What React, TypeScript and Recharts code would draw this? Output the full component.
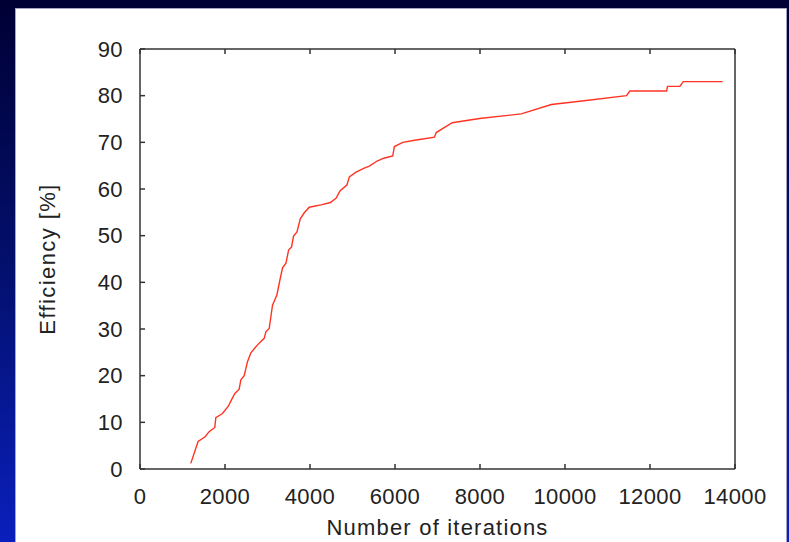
import { LineChart, Line, XAxis, YAxis } from 'recharts';

// iterations vs efficiency
const iterations = [
  1195, 1367, 1532, 1626, 1760, 1784, 1940, 2074, 2152, 2232, 2333, 2373, 2451, 2529, 2609,
  2765, 2922, 2962, 3040, 3118, 3221, 3292, 3354, 3434, 3496, 3566, 3613, 3693, 3771, 3865,
  3983, 4258, 4478, 4612, 4706, 4871, 4926, 5083, 5264, 5397, 5579, 5735, 5947, 5986, 6182,
  6497, 6929, 6969, 7346, 7990, 8972, 9679, 10347, 11447, 11525, 12390, 12413, 12703, 12781, 13709,
];
const efficiency = [
  1.2, 5.9, 6.9, 8.0, 8.9, 11.0, 11.9, 13.4, 14.8, 16.2, 17.1, 19.1, 20.0, 23.0, 24.9,
  26.6, 28.0, 29.4, 30.1, 35.1, 37.3, 40.5, 43.1, 44.1, 46.9, 47.6, 49.9, 50.8, 53.6, 54.9,
  56.1, 56.6, 57.1, 58.0, 59.6, 60.9, 62.6, 63.6, 64.4, 64.9, 66.0, 66.6, 67.1, 69.1, 70.0,
  70.5, 71.1, 72.1, 74.2, 75.1, 76.1, 78.1, 78.8, 80.0, 81.0, 81.0, 82.0, 82.0, 83.0, 83.0,
];
const xTicks = [0, 2000, 4000, 6000, 8000, 10000, 12000, 14000];
const yTicks = [0, 10, 20, 30, 40, 50, 60, 70, 80, 90];

const data = iterations.map((it, i) => ({ it, eff: efficiency[i] }));

const font = 'Liberation Sans, Arial, Helvetica, sans-serif';
const axisColor = '#333';
const tickStyle = { fontSize: 22, fill: '#222', fontFamily: font, letterSpacing: 0.4 };

export default function App() {
  return (
    <div
      style={{
        position: 'absolute',
        left: 0,
        top: 0,
        width: 789,
        height: 542,
        overflow: 'hidden',
        background: 'linear-gradient(to bottom, #000034 0%, #03106e 50%, #0a1fbc 100%)',
      }}
    >
      {/* white slide panel */}
      <div
        style={{
          position: 'absolute',
          left: 15,
          top: 8,
          width: 772,
          height: 540,
          boxSizing: 'border-box',
          background: '#fff',
          border: '1px solid #a4a4c8',
        }}
      />
      <div style={{ position: 'absolute', left: 16, top: 9 }}>
        <LineChart width={770} height={533} data={data} margin={{ top: 39, right: 50, bottom: 0, left: 0 }}>
          <XAxis
            dataKey="it"
            type="number"
            domain={[0, 14000]}
            ticks={xTicks}
            height={73}
            stroke={axisColor}
            strokeWidth={1.5}
            tickSize={-5}
            tickMargin={24}
            tick={tickStyle}
            interval={0}
            label={{
              content: ({ viewBox }: any) => (
                <text
                  x={viewBox.x + viewBox.width / 2}
                  y={viewBox.y + 66}
                  textAnchor="middle"
                  fontSize={22}
                  fontFamily={font}
                  letterSpacing={1.2}
                  fill="#222"
                >
                  Number of iterations
                </text>
              ),
            }}
          />
          <XAxis
            xAxisId="top"
            orientation="top"
            dataKey="it"
            type="number"
            domain={[0, 14000]}
            ticks={xTicks}
            height={1}
            stroke={axisColor}
            strokeWidth={1.5}
            tickSize={-5}
            tickFormatter={() => ''}
            interval={0}
          />
          <YAxis
            type="number"
            domain={[0, 90]}
            ticks={yTicks}
            width={124}
            stroke={axisColor}
            strokeWidth={1.5}
            tickSize={-5}
            tickMargin={22}
            tick={tickStyle}
            interval={0}
            label={{
              content: ({ viewBox }: any) => {
                const cx = viewBox.x + 31.5;
                const cy = viewBox.y + viewBox.height / 2;
                return (
                  <text
                    x={cx}
                    y={cy}
                    transform={`rotate(-90, ${cx}, ${cy})`}
                    textAnchor="middle"
                    dominantBaseline="central"
                    fontSize={22}
                    fontFamily={font}
                    letterSpacing={1.4}
                    fill="#222"
                  >
                    Efficiency [%]
                  </text>
                );
              },
            }}
          />
          <YAxis
            yAxisId="right"
            orientation="right"
            type="number"
            domain={[0, 90]}
            ticks={yTicks}
            width={1}
            stroke={axisColor}
            strokeWidth={1.5}
            tickSize={-5}
            tickFormatter={() => ''}
            interval={0}
          />
          <Line
            type="linear"
            dataKey="eff"
            stroke="#ff3322"
            strokeWidth={1.4}
            dot={false}
            isAnimationActive={false}
          />
        </LineChart>
      </div>
    </div>
  );
}
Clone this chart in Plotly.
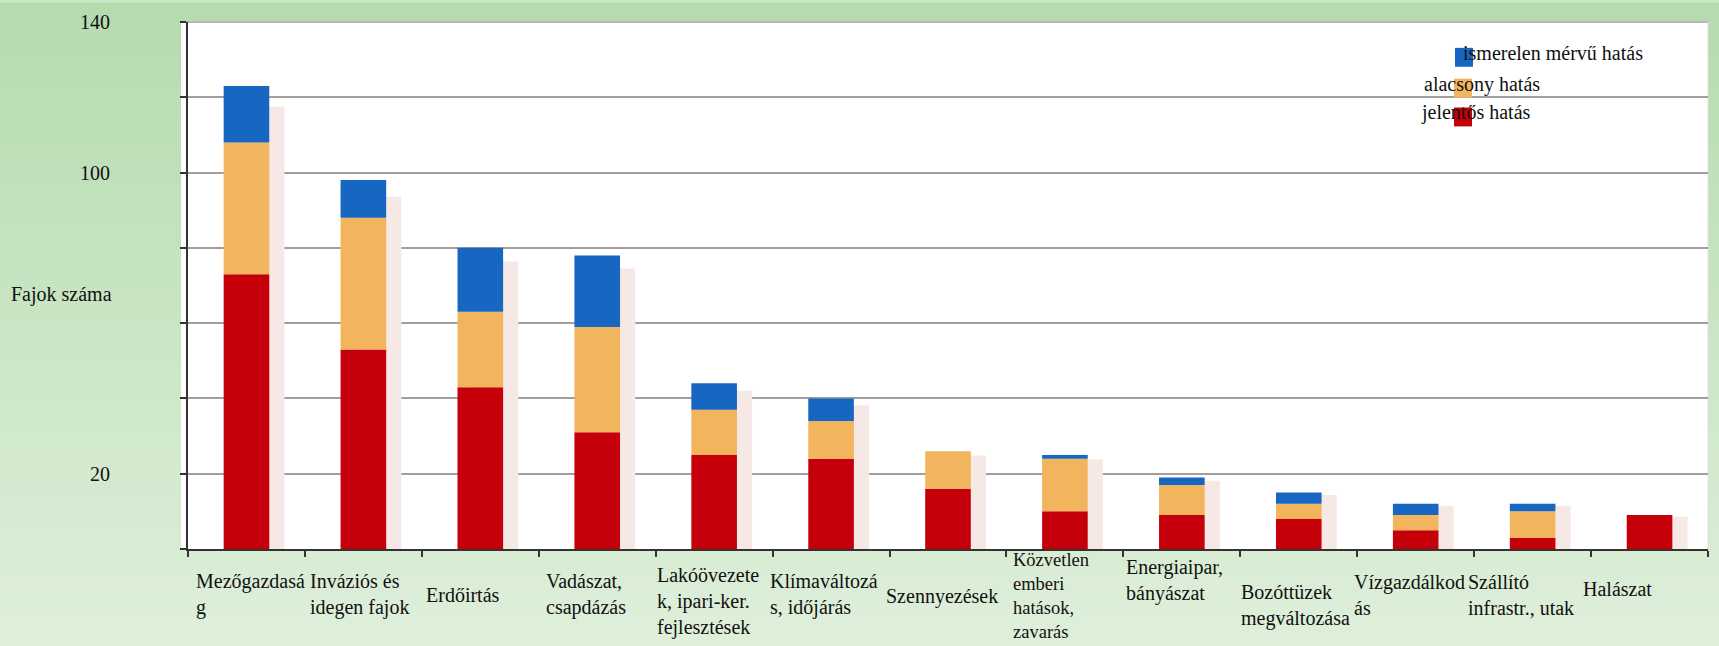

◇ ◇ ◇ ◇ ◇

* _Short task_: Up to and including the line that contains "Line, XAxis, YAxis", print the records above exactly from their first line, without any pictures.

* _Solution to the problem_:
What React, TypeScript and Recharts code would draw this? Output the full component.
import { LineChart, Line, XAxis, YAxis } from 'recharts';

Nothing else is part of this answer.